Similar to the `TileStager` from the first step of the group project, in this step we will use a `RasterTiler` class, which we initialize using `initialize_rasterizer`.

In [13]:
#initializing raster
iwp_rasterizer = initialize_rasterizer('/home/shares/example-pdg-data/SCC-2023')

Similarly to how the `iwp_stager` communicated configuration information to the stager, the `iwp_rasterizer` communicates  information to the rasterizer. This includes:

- where the staged files are located
- where to write the raster files
- size of the rasters (in pixels)
- what statistics to calculate (each becomes a band)

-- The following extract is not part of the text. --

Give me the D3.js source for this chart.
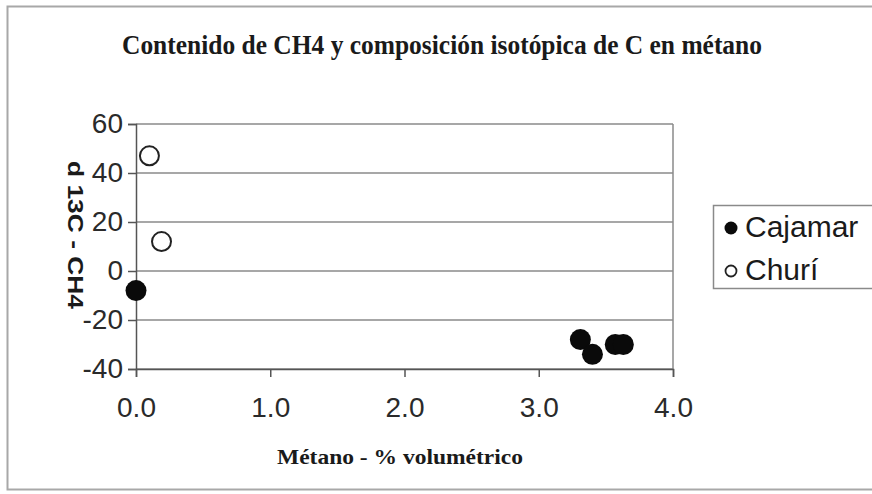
<!DOCTYPE html>
<html>
<head>
<meta charset="utf-8">
<script src="https://cdn.jsdelivr.net/npm/d3@7"></script>
<style>
  html, body { margin: 0; padding: 0; background: #fff; }
  svg { display: block; }
</style>
</head>
<body>
<svg id="chart" width="872" height="494"></svg>
<script>
// Methane content (% by volume) and δ13C of CH4 for two sites
const cajamarX = [0.0, 3.31, 3.40, 3.57, 3.63];
const cajamarY = [-8, -28, -34, -30, -30];
const churiX = [0.10, 0.19];
const churiY = [47, 12];
const xTicks = [0, 1, 2, 3, 4];
const yTicks = [-40, -20, 0, 20, 40, 60];
const seriesNames = ["Cajamar", "Churí"];

const svg = d3.select("#chart");
const W = 872, H = 494;
const plot = { left: 136, right: 673, top: 124, bottom: 369 };

// outer chart frame
svg.append("rect")
  .attr("x", 7.5).attr("y", 6.5)
  .attr("width", W + 10).attr("height", 483)
  .attr("fill", "#fff").attr("stroke", "#a8a8a8").attr("stroke-width", 2);

const x = d3.scaleLinear().domain([0, 4]).range([plot.left, plot.right]);
const y = d3.scaleLinear().domain([-40, 60]).range([plot.bottom, plot.top]);

// horizontal gridlines
svg.append("g").selectAll("line").data(yTicks).join("line")
  .attr("x1", plot.left).attr("x2", plot.right)
  .attr("y1", d => y(d)).attr("y2", d => y(d))
  .attr("stroke", "#8a8a8a").attr("stroke-width", 1.5);

// plot-area right edge
svg.append("line")
  .attr("x1", plot.right).attr("x2", plot.right)
  .attr("y1", plot.top).attr("y2", plot.bottom)
  .attr("stroke", "#8a8a8a").attr("stroke-width", 1.5);

const tickFont = "Liberation Sans, Arial, sans-serif";

// y axis (plain hyphen for negatives)
const yAxis = svg.append("g")
  .attr("transform", `translate(${plot.left},0)`)
  .call(d3.axisLeft(y).tickValues(yTicks).tickSize(8).tickPadding(5).tickFormat(d => String(d)));
yAxis.select(".domain").attr("stroke", "#555").attr("stroke-width", 1.5);
yAxis.selectAll(".tick line").attr("stroke", "#555").attr("stroke-width", 1.5);
yAxis.selectAll(".tick text")
  .attr("font-family", tickFont)
  .attr("font-size", 28).attr("fill", "#2a2a2a");

// x axis
const xAxis = svg.append("g")
  .attr("transform", `translate(0,${plot.bottom})`)
  .call(d3.axisBottom(x).tickValues(xTicks).tickSize(8).tickPadding(20).tickFormat(d3.format(".1f")));
xAxis.select(".domain").attr("stroke", "#555").attr("stroke-width", 1.5);
xAxis.selectAll(".tick line").attr("stroke", "#555").attr("stroke-width", 1.5);
xAxis.selectAll(".tick text")
  .attr("font-family", tickFont)
  .attr("font-size", 28).attr("fill", "#2a2a2a");

// data points
const cajamar = cajamarX.map((v, i) => ({ x: v, y: cajamarY[i] }));
const churi = churiX.map((v, i) => ({ x: v, y: churiY[i] }));

svg.append("g").selectAll("circle").data(churi).join("circle")
  .attr("cx", d => x(d.x)).attr("cy", d => y(d.y)).attr("r", 9.5)
  .attr("fill", "#fff").attr("stroke", "#222").attr("stroke-width", 2);

svg.append("g").selectAll("circle").data(cajamar).join("circle")
  .attr("cx", d => x(d.x)).attr("cy", d => y(d.y)).attr("r", 10.5)
  .attr("fill", "#0a0a0a");

// title
svg.append("text")
  .attr("x", 442).attr("y", 54)
  .attr("text-anchor", "middle")
  .attr("font-family", "Liberation Serif, Times New Roman, serif")
  .attr("font-weight", "bold").attr("font-size", 28).attr("fill", "#1a1a1a")
  .attr("textLength", 640).attr("lengthAdjust", "spacingAndGlyphs")
  .text("Contenido de CH4 y composición isotópica de C en métano");

// x axis title
svg.append("text")
  .attr("x", 400).attr("y", 464)
  .attr("text-anchor", "middle")
  .attr("font-family", "Liberation Serif, Times New Roman, serif")
  .attr("font-weight", "bold").attr("font-size", 21).attr("fill", "#1a1a1a")
  .attr("textLength", 246).attr("lengthAdjust", "spacingAndGlyphs")
  .text("Métano - % volumétrico");

// y axis title, reading top to bottom
svg.append("text")
  .attr("transform", "translate(68,235) rotate(90)")
  .attr("text-anchor", "middle")
  .attr("font-family", "Liberation Sans, Arial, sans-serif")
  .attr("font-weight", "bold").attr("font-size", 22).attr("fill", "#1a1a1a")
  .attr("textLength", 148).attr("lengthAdjust", "spacingAndGlyphs")
  .text("d 13C - CH4");

// legend
const legend = svg.append("g");
legend.append("rect")
  .attr("x", 713.5).attr("y", 205.5).attr("width", 180).attr("height", 83)
  .attr("fill", "#fff").attr("stroke", "#8a8a8a").attr("stroke-width", 1.5);

const legendRows = [
  { name: seriesNames[0], filled: true, cy: 228 },
  { name: seriesNames[1], filled: false, cy: 271 }
];
legendRows.forEach(r => {
  legend.append("circle")
    .attr("cx", 731).attr("cy", r.cy).attr("r", r.filled ? 6.5 : 5.5)
    .attr("fill", r.filled ? "#0a0a0a" : "#fff")
    .attr("stroke", r.filled ? "none" : "#222").attr("stroke-width", 1.8);
  legend.append("text")
    .attr("x", 745).attr("y", r.cy + 9)
    .attr("font-family", "Liberation Sans, Arial, sans-serif")
    .attr("font-size", 30).attr("fill", "#1a1a1a")
    .text(r.name);
});
</script>
</body>
</html>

Let's have a look at the data we need to rasterize first.

In [14]:
staged_paths = iwp_rasterizer.tiles.get_filenames_from_dir('staged')
print(len(staged_paths))

454


We can use the `rasterize_vector` method on our `RasterTiler` class object, and pass it the first file in our list of staged files to rasterize just one file.

In [15]:
iwp_rasterizer.rasterize_vector(staged_paths[0])

Tile(x=901, y=1060, z=13)

This went pretty quickly, but with hundreds of files, it would still be beneficial to parallelize. Estimate the length of time it would take to process the files in series below:

In [16]:
# estimate duration of rasterization process
.8*454

363.20000000000005

## Rasterize in Parallel

Given what you know about the limits of parallelization, discuss in your group whether you think this problem is:

- cpu-bound
- memory-bound
- I/O-bound
- network-bound

How does it compare to the parallelization task from yesterday?

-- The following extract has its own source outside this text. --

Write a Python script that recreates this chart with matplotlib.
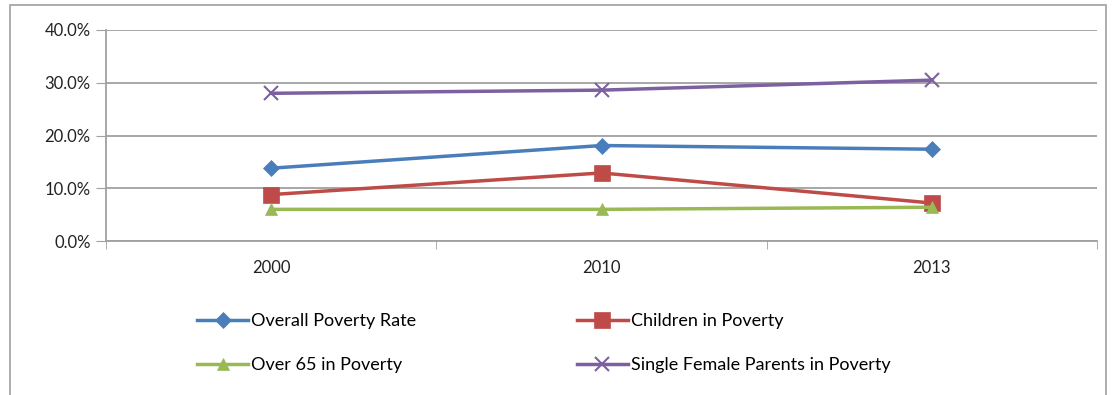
import matplotlib.pyplot as plt
from matplotlib.patches import Rectangle

years = ['2000', '2010', '2013']
overall = [13.8, 18.1, 17.4]
children = [8.8, 12.9, 7.2]
over65 = [6.0, 6.0, 6.4]
single_female = [28.0, 28.6, 30.5]

series_names = ['Overall Poverty Rate', 'Children in Poverty',
                'Over 65 in Poverty', 'Single Female Parents in Poverty']
colours = ['#4A7EBB', '#BE4B48', '#98B954', '#7D60A0']
markers = ['D', 's', '^', 'x']
msizes = [8, 11, 9, 10]

plt.rcParams['font.family'] = ['Lato', 'DejaVu Sans']

fig = plt.figure(figsize=(11.17, 3.95), dpi=100)
ax = fig.add_axes([106 / 1117, 1 - 241 / 395, (1097 - 106) / 1117, (241 - 30) / 395])

# outer chart border
fig.patches.append(Rectangle((10 / 1117, -0.05), (1106 - 10) / 1117, 1 - 5 / 395 + 0.05,
                             transform=fig.transFigure, fill=False,
                             edgecolor='#A0A0A0', linewidth=1.2))

x = range(len(years))
lines = []
for vals, name, c, m, ms in zip([overall, children, over65, single_female],
                                series_names, colours, markers, msizes):
    ln, = ax.plot(x, vals, color=c, linewidth=2.5, marker=m, markersize=ms,
                  markeredgewidth=1.5 if m == 'x' else 0.5, label=name)
    lines.append(ln)

ax.set_xlim(-0.5, 2.5)
ax.set_ylim(0, 40)
ax.set_yticks([0, 10, 20, 30, 40])
ax.set_yticklabels([f'{v:.1f}%' for v in [0, 10, 20, 30, 40]], fontsize=12, color='#222222')
ax.set_xticks(list(x))
ax.set_xticklabels(years, fontsize=12, color='#222222')
ax.set_xticks([-0.5, 0.5, 1.5, 2.5], minor=True)
ax.tick_params(axis='x', which='major', length=0, pad=14)
ax.tick_params(axis='x', which='minor', length=6, color='#A0A0A0', direction='out')
ax.tick_params(axis='y', length=7, color='#A0A0A0', pad=4)

ax.grid(axis='y', color='#A0A0A0', linewidth=1.3)
ax.set_axisbelow(True)
for s in ['top', 'right']:
    ax.spines[s].set_visible(False)
for s in ['left', 'bottom']:
    ax.spines[s].set_color('#A0A0A0')
    ax.spines[s].set_linewidth(1.3)

# legend rows: Overall / Children, then Over 65 / Single (matplotlib fills by column)
order = [0, 2, 1, 3]
fig.legend([lines[i] for i in order], [series_names[i] for i in order],
           loc='upper left', bbox_to_anchor=(190 / 1117, 1 - 306 / 395), ncol=2,
           frameon=False, fontsize=13, handlelength=2.8, handletextpad=0.2,
           columnspacing=8.9, labelspacing=1.55, borderaxespad=0)

fig.savefig('out.png', dpi=100)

Instead of parallelizing this step over all 454 files, we will instead process the data in batches of files. Below is a function we can use to make batches of files.

In [17]:
# Because rasterization is relatively quick, we want each parsl "task" to process a batch of tiles.
def make_batch(items, batch_size):
    # Create batches of a given size from a list of items.
    return [items[i:i + batch_size] for i in range(0, len(items), batch_size)]

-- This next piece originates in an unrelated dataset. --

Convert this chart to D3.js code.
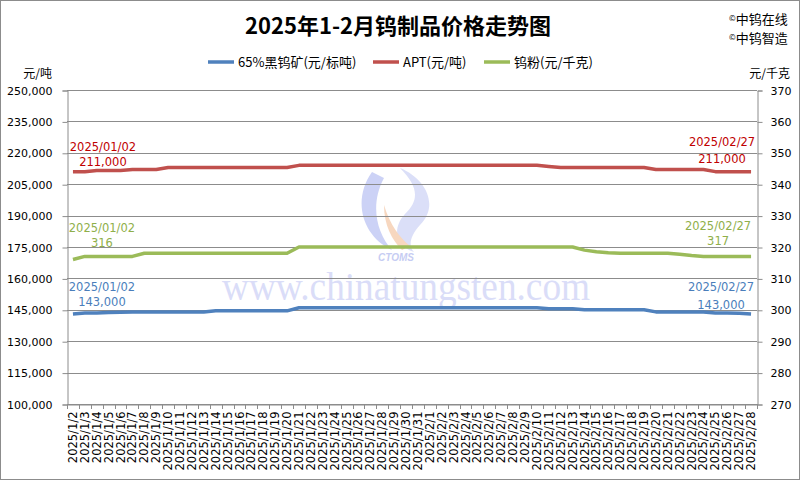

Use the `make_batch` function to make batches of 10 items each of our staged data (`staged_paths`).

In [18]:
# make batches of 10 files
batches = make_batch(staged_paths,10)

Now, set up your Parsl executor again, with `max_workers` set at 11 and `max_blocks` set at 1.

In [19]:
# TEMPLATE FOR PARSL CONFIG:

# activate_env = 'workon scomp'
# htex_config = Config(
#   executors=[
#       HighThroughputExecutor(
#           ..., 
#           provider = LocalProvider(
#             worker_init = activate_env,
#             ...
#           )
#       )
#   ]
# )

activate_env = 'workon scomp'
htex_config = Config(
  executors=[
      HighThroughputExecutor(
          max_workers = 11, 
          provider = LocalProvider(
            worker_init = activate_env,
            max_blocks = 1
          )
      )
  ]
)

parsl.clear()
parsl.load()

<parsl.dataflow.dflow.DataFlowKernel at 0x7f82f72d9dc0>

Next, set up your Parsl app to run the `rasterize_vector` method in parallel. Remember that Parsl apps cannot rely on global variables or package imports, so you'll need to make sure to pass the app all of the variables it needs.

In [24]:
# Make a Parsl app that uses the rasterize_vectors method
@python_app
def rasterize_batch(batch, rasterizer):
    for file in batch:
        rasterizer.rasterize_vector(file)
    
    return 'done'


Now, execute the app in parallel over all of the batches of files you created previously.

While you wait for _all_ the geotiffs to be written, you can monitor the process with the command: `find group-project/geotiff -type f | wc -l` 

The total number of geotiffs for this step will be equivalent to the number of staged files.

In [25]:
# Rasterize the batches in parallel
app_futures = []
for batch in batches:
    app_future = rasterize_batch(batch, iwp_rasterizer)
    app_futures.append(app_future)

# Don't continue to print message until all tiles have been rasterized
[app_future.result() for app_future in app_futures]

['done',
 'done',
 'done',
 'done',
 'done',
 'done',
 'done',
 'done',
 'done',
 'done',
 'done',
 'done',
 'done',
 'done',
 'done',
 'done',
 'done',
 'done',
 'done',
 'done',
 'done',
 'done',
 'done',
 'done',
 'done',
 'done',
 'done',
 'done',
 'done',
 'done',
 'done',
 'done',
 'done',
 'done',
 'done',
 'done',
 'done',
 'done',
 'done',
 'done',
 'done',
 'done',
 'done',
 'done',
 'done',
 'done']

Don't forget to add lines to shut down the executor and clear `parsl`.

In [1]:
htex_config.executors[0].shutdown()
parsl.clear()

NameError: name 'htex_config' is not defined

Check to make sure that you have the same number of GeoTIFF files as we do staged vector tiles:

In [27]:
geotiff_paths = iwp_rasterizer.tiles.get_filenames_from_dir('geotiff')
len(geotiff_paths) == len(staged_paths)

True

We have a 1:1 ratio because we only processed the highest resolution files: those at zoom-level 13.

## Bonus

Thinking back to the group project yesterday, how would you test whether this problem is CPU or I/O bound? One option would be to test whether adding more CPU decreases your computation time. Set up a test on a subset of the staged files (the first 100 or so is fine) and time the process at different `max_workers`. To make sure you don't overload the server, do not exceed 15 workers in your tests.